On sait le rôle qu’a joué l’antisémitisme, à partir de la fin du 19e siècle, dans ce processus ; on devrait prêter la plus grande attention à la manière dont l’islamophobie remplit une fonction homologue dans les sociétés occidentales contemporaines, la dénonciation d’un « islam conquérant » permettant de dissimuler les discriminations systémiques dont sont l’objet les musulman·e·s, mais aussi de justifier la déshumanisation des migrant·e·s (et donc les politiques anti-migratoires qui tuent chaque année plusieurs milliers de personnes), ou encore le recul très net des libertés publiques fondamentales à coup de lois dites « antiterroristes ».

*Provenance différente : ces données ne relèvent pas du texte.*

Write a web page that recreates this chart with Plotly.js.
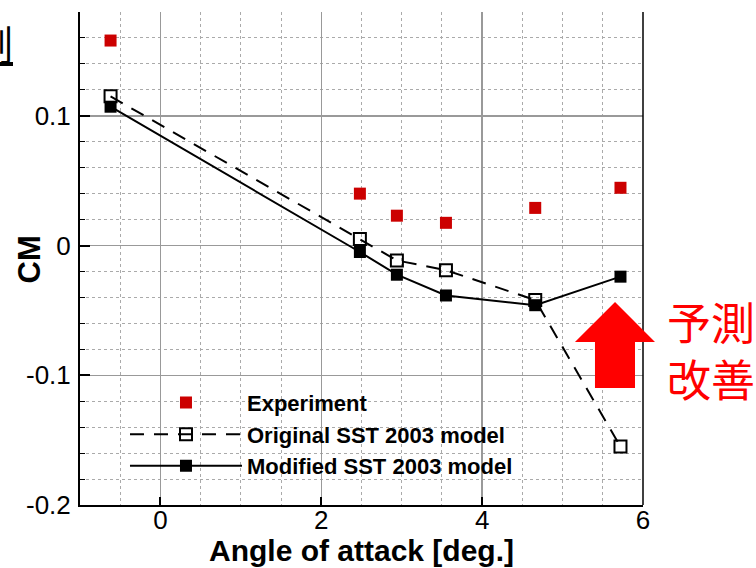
<!DOCTYPE html>
<html>
<head>
<meta charset="utf-8">
<script src="https://cdn.plot.ly/plotly-3.0.1.min.js"></script>
<style>html,body{margin:0;padding:0;background:#fff;}#chart{width:756px;height:568px;}</style>
</head>
<body>
<div id="chart"></div>
<script>
// Data
const alpha = [-0.62, 2.48, 2.94, 3.55, 4.66, 5.72];
const cmExperiment = [0.158, 0.040, 0.023, 0.0175, 0.029, 0.0445];
const cmOriginal = [0.115, 0.005, -0.0115, -0.019, -0.042, -0.155];
const cmModified = [0.107, -0.005, -0.0225, -0.0385, -0.046, -0.024];
const seriesNames = ["Experiment", "Original SST 2003 model", "Modified SST 2003 model"];
const xTickVals = [0, 2, 4, 6];
const xTickText = ["0", "2", "4", "6"];
const yTickVals = [-0.2, -0.1, 0, 0.1];
const yTickText = ["-0.2", "-0.1", "0", "0.1"];

const traces = [
  {x: alpha, y: cmExperiment, name: seriesNames[0], mode: "markers", legendgroup: "a",
   marker: {symbol: "square", size: 12, color: "#cc0000"}},
  {x: alpha, y: cmOriginal, name: seriesNames[1], mode: "lines+markers", legendgroup: "b",
   line: {color: "#000", width: 2, dash: "14px,10px"},
   marker: {symbol: "square-open", size: 12, color: "#000", line: {width: 2, color: "#000"}}},
  {x: alpha, y: cmModified, name: seriesNames[2], mode: "lines+markers", legendgroup: "c",
   line: {color: "#000", width: 2},
   marker: {symbol: "square", size: 12, color: "#000"}}
];

const font = "Liberation Sans, Arial, sans-serif";
const cjk = "Noto Sans CJK JP, sans-serif";

const layout = {
  width: 756, height: 568,
  margin: {l: 80, r: 113, t: 12, b: 63},
  paper_bgcolor: "#fff", plot_bgcolor: "#fff",
  font: {family: font, color: "#000"},
  showlegend: true,
  legend: {x: 0.0799, y: 0.25, xanchor: "left", yanchor: "top", bgcolor: "rgba(0,0,0,0)",
           font: {size: 22, family: font, weight: "bold", color: "#000"},
           itemwidth: 112, tracegroupgap: 0},
  xaxis: {
    range: [-1, 6], tickvals: xTickVals, ticktext: xTickText,
    ticks: "inside", ticklen: 8, tickwidth: 2, tickcolor: "#000",
    showline: true, linecolor: "#000", linewidth: 2,
    showgrid: true, gridcolor: "#999", gridwidth: 1.5,
    zeroline: false,
    tickfont: {size: 26, family: font},
    ticklabelstandoff: -9,
    minor: {dtick: 0.5, showgrid: true, gridcolor: "#aaa", griddash: "dot", gridwidth: 1, ticks: ""}
  },
  yaxis: {
    range: [-0.2, 0.18], tickvals: yTickVals, ticktext: yTickText,
    ticks: "inside", ticklen: 10, tickwidth: 2, tickcolor: "#000",
    showline: true, linecolor: "#000", linewidth: 2,
    showgrid: true, gridcolor: "#999", gridwidth: 1.5,
    zeroline: false,
    tickfont: {size: 26, family: font},
    ticklabelstandoff: 2,
    minor: {dtick: 0.02, tick0: 0, showgrid: true, gridcolor: "#aaa", griddash: "dot", gridwidth: 1,
            ticks: "inside", ticklen: 5, tickcolor: "#000", tickwidth: 1}
  },
  shapes: [
    {type: "line", xref: "paper", yref: "paper", x0: 1, x1: 1, y0: 0, y1: 1,
     line: {color: "#000", width: 1.5}},
    {type: "path", xref: "paper", yref: "paper",
     path: "M0.9503,0.4118 L1.0213,0.3306 L0.9858,0.3306 L0.9858,0.2373 L0.9147,0.2373 L0.9147,0.3306 L0.8792,0.3306 Z",
     fillcolor: "#ff0000", line: {width: 0}}
  ],
  annotations: [
    {xref: "paper", yref: "paper", x: 0.5, y: -0.0933, xanchor: "center", yanchor: "middle",
     showarrow: false, text: "<b>Angle of attack [deg.]</b>", font: {size: 30, family: font, color: "#000"}},
    {xref: "paper", yref: "paper", x: -0.0906, y: 0.498, xanchor: "center", yanchor: "middle",
     textangle: -90, showarrow: false, text: "<b>CM</b>", font: {size: 31, family: font, color: "#000"}},
    {xref: "paper", yref: "paper", x: -0.1155, y: 0.937, xanchor: "right", yanchor: "middle",
     showarrow: false, text: "<u>予測</u>", font: {size: 40, family: cjk, color: "#000"}},
    {xref: "paper", yref: "paper", x: 1.121, y: 0.316, xanchor: "center", yanchor: "middle",
     showarrow: false, text: "予測<br>改善", font: {size: 44, family: cjk, color: "#ff0000"}}
  ]
};

Plotly.newPlot("chart", traces, layout, {displayModeBar: false, staticPlot: true});
</script>
</body>
</html>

Rien ne rend plus manifeste cette imprégnation que la reprise par des hommes politiques de droite comme de gauche, et ce depuis tant d’années, de pans entiers du programme de l’extrême droite et des mots mêmes de celle-ci. Qu’on pense, entre autres exemples récents, à la « submersion migratoire » dont parlait Gérard Collomb lorsqu’il était ministre de l’Intérieur d’Emmanuel Macron, au prétendu « racisme anti-blancs » (cette expression qui n’était employée dans les années 1980 que par l’extrême droite et qui se trouve maintenant dans toutes les bouches politiciennes), aux "signaux faibles de radicalisation" invoqués par Christophe Castaner qui reviennent - à y regarder de près - à soupçonner chaque musulman·e pratiquant·e d'être engagé·e dans une trajectoire menant au terrorisme, au « séparatisme islamiste » pointé par Macron, qui rend les musulman·e·s responsables des pratiques d’exclusion et de ségrégation dont ils·elles sont l’objet (notamment sur les marchés du travail et locatif), ou encore aux « quartiers de reconquête républicaine » (dispositif mis en place par le gouvernement à l’automne 2018).
Autant dire, dès lors, qu’aucune lutte sérieuse contre la dynamique fasciste, que celle-ci s’incarne dans des actes de terreur ou dans la progression électorale de l’extrême droite, ne saurait esquiver le combat politique contre cette imprégnation, et en particulier la nécessité de riposter de la manière la plus large et unitaire possible au développement de l’islamophobie.